The song was also featured as the lead-off track on Al Green's Greatest Hits, Volume II (1977) and appeared on reissues of his first greatest hits compilation.

==Cover versions==
- A cover of the song by Earnest Jackson was released as a single on John Fred's Louisiana-based Stone Records in 1973.
- First Choice on their 1973 debut album Armed and Extremely Dangerous
- Motown psychedelic soul group The Undisputed Truth recorded a version of the song for their 1973 album Law of the Land.
- Lee "Scratch" Perry made a cover of "Love and Happiness" retitled as "Jungle Lion" with The Upsetters on the 1974 album Double Seven.
- Graham Central Station on their 1977 album Now Do U Wanta Dance.
- Al Jarreau on his 1979 album Call Me.
- The Amazing Rhythm Aces covered it on their self-titled album and released it as a single in 1979.

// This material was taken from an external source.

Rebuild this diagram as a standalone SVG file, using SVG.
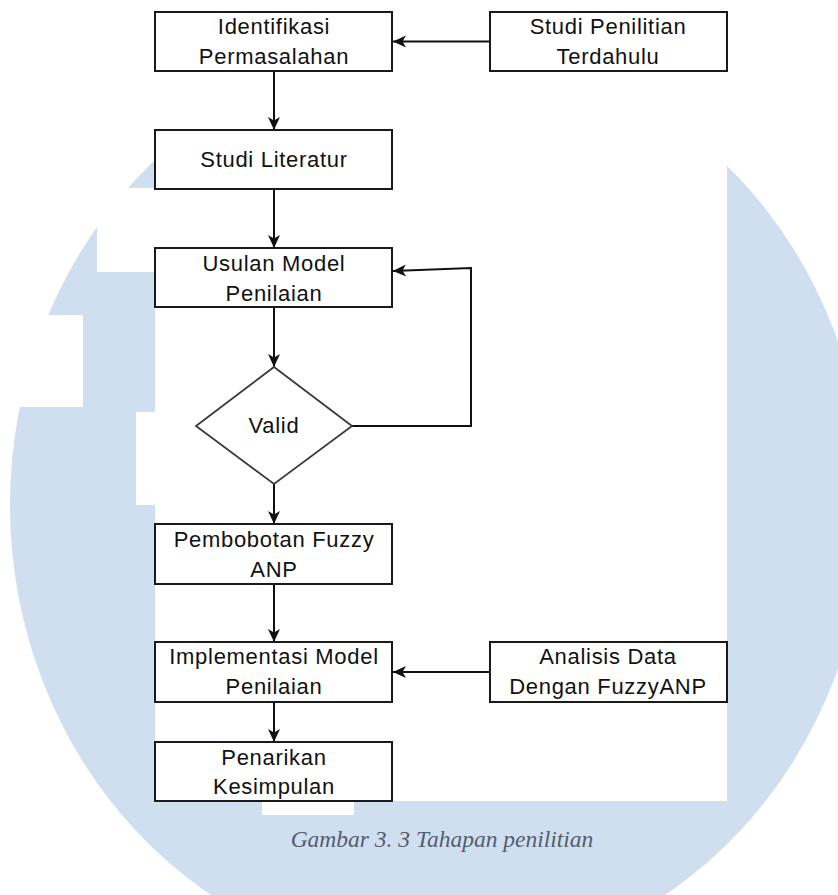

- David Sanborn on his 1984 album Straight to the Heart.
- Living Colour on their 1991 EP Biscuits.
- Etta James on her 1992 album The Right Time.
- Morgan Heritage on the 1993 album Gunmen - Music from the Original Motion Picture Soundtrack.
- Toots and the Maytals on 1995 compilation The Collection.
- A surreptitiously recorded live cover by Mr. Lee & the Rearrangers Band was described by Rocktober magazine as "perhaps the most bizarre 45 in Chicago history."
- Marc Broussard on his 2006 album S.O.S.: Save Our Soul.
- Cultura Profética on their 2019 album Sobrevolando.